**Recorded data**
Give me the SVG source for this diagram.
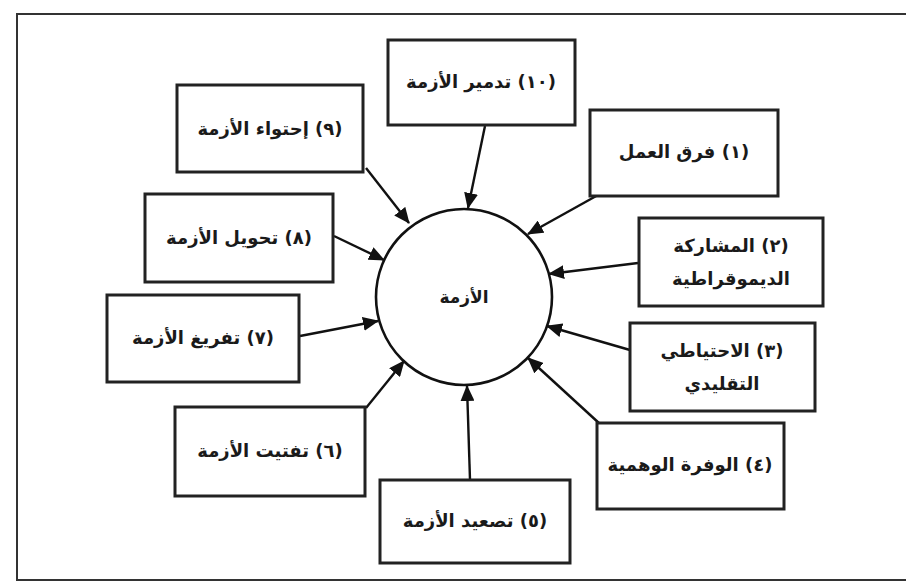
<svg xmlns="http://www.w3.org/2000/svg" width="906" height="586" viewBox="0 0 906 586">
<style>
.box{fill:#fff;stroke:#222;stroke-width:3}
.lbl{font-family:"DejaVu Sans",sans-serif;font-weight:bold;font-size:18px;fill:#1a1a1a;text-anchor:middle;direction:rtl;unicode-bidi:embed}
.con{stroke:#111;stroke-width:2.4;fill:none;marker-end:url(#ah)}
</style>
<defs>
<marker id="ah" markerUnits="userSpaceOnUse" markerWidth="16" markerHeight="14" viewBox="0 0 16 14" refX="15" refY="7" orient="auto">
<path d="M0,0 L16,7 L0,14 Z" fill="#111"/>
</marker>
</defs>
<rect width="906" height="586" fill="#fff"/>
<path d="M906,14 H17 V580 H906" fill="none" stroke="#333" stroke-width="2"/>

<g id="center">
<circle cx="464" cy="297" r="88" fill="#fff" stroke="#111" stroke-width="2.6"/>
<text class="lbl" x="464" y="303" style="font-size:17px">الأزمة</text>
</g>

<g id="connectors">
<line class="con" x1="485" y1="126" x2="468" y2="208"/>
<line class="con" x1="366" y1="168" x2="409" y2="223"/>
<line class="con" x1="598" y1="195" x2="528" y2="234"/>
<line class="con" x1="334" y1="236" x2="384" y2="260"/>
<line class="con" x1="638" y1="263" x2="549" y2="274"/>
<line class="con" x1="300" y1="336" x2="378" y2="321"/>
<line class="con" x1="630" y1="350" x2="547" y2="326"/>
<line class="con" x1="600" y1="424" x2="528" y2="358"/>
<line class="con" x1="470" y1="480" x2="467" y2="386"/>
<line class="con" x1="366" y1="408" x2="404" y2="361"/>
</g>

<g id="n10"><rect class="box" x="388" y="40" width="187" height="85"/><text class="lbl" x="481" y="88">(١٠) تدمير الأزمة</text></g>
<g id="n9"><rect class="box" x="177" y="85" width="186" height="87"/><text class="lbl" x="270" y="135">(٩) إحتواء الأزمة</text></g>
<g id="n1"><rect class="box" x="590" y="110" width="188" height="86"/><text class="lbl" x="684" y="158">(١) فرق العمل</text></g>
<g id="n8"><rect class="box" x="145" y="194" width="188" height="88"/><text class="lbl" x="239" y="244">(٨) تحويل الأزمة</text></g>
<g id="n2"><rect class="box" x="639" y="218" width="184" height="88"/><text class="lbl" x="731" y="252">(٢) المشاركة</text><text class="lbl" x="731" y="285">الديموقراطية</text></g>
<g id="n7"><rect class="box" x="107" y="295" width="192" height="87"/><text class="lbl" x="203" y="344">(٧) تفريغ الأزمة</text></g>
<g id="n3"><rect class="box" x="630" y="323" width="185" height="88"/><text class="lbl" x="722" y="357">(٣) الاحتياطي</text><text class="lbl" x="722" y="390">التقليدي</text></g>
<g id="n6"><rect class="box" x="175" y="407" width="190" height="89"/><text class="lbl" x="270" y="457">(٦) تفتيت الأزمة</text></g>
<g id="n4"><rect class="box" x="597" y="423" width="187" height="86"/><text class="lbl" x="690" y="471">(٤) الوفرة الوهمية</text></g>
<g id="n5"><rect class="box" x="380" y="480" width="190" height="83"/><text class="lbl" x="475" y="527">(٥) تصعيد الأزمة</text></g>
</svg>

**Task details**
Exclude the pictures. Write out the remaining data exactly.

**Finished exercise**
Give me the SVG source for this diagram.
<svg xmlns="http://www.w3.org/2000/svg" width="906" height="586" viewBox="0 0 906 586">
<style>
.box{fill:#fff;stroke:#222;stroke-width:3}
.lbl{font-family:"DejaVu Sans",sans-serif;font-weight:bold;font-size:18px;fill:#1a1a1a;text-anchor:middle;direction:rtl;unicode-bidi:embed}
.con{stroke:#111;stroke-width:2.4;fill:none;marker-end:url(#ah)}
</style>
<defs>
<marker id="ah" markerUnits="userSpaceOnUse" markerWidth="16" markerHeight="14" viewBox="0 0 16 14" refX="15" refY="7" orient="auto">
<path d="M0,0 L16,7 L0,14 Z" fill="#111"/>
</marker>
</defs>
<rect width="906" height="586" fill="#fff"/>
<path d="M906,14 H17 V580 H906" fill="none" stroke="#333" stroke-width="2"/>

<g id="center">
<circle cx="464" cy="297" r="88" fill="#fff" stroke="#111" stroke-width="2.6"/>
<text class="lbl" x="464" y="303" style="font-size:17px">الأزمة</text>
</g>

<g id="connectors">
<line class="con" x1="485" y1="126" x2="468" y2="208"/>
<line class="con" x1="366" y1="168" x2="409" y2="223"/>
<line class="con" x1="598" y1="195" x2="528" y2="234"/>
<line class="con" x1="334" y1="236" x2="384" y2="260"/>
<line class="con" x1="638" y1="263" x2="549" y2="274"/>
<line class="con" x1="300" y1="336" x2="378" y2="321"/>
<line class="con" x1="630" y1="350" x2="547" y2="326"/>
<line class="con" x1="600" y1="424" x2="528" y2="358"/>
<line class="con" x1="470" y1="480" x2="467" y2="386"/>
<line class="con" x1="366" y1="408" x2="404" y2="361"/>
</g>

<g id="n10"><rect class="box" x="388" y="40" width="187" height="85"/><text class="lbl" x="481" y="88">(١٠) تدمير الأزمة</text></g>
<g id="n9"><rect class="box" x="177" y="85" width="186" height="87"/><text class="lbl" x="270" y="135">(٩) إحتواء الأزمة</text></g>
<g id="n1"><rect class="box" x="590" y="110" width="188" height="86"/><text class="lbl" x="684" y="158">(١) فرق العمل</text></g>
<g id="n8"><rect class="box" x="145" y="194" width="188" height="88"/><text class="lbl" x="239" y="244">(٨) تحويل الأزمة</text></g>
<g id="n2"><rect class="box" x="639" y="218" width="184" height="88"/><text class="lbl" x="731" y="252">(٢) المشاركة</text><text class="lbl" x="731" y="285">الديموقراطية</text></g>
<g id="n7"><rect class="box" x="107" y="295" width="192" height="87"/><text class="lbl" x="203" y="344">(٧) تفريغ الأزمة</text></g>
<g id="n3"><rect class="box" x="630" y="323" width="185" height="88"/><text class="lbl" x="722" y="357">(٣) الاحتياطي</text><text class="lbl" x="722" y="390">التقليدي</text></g>
<g id="n6"><rect class="box" x="175" y="407" width="190" height="89"/><text class="lbl" x="270" y="457">(٦) تفتيت الأزمة</text></g>
<g id="n4"><rect class="box" x="597" y="423" width="187" height="86"/><text class="lbl" x="690" y="471">(٤) الوفرة الوهمية</text></g>
<g id="n5"><rect class="box" x="380" y="480" width="190" height="83"/><text class="lbl" x="475" y="527">(٥) تصعيد الأزمة</text></g>
</svg>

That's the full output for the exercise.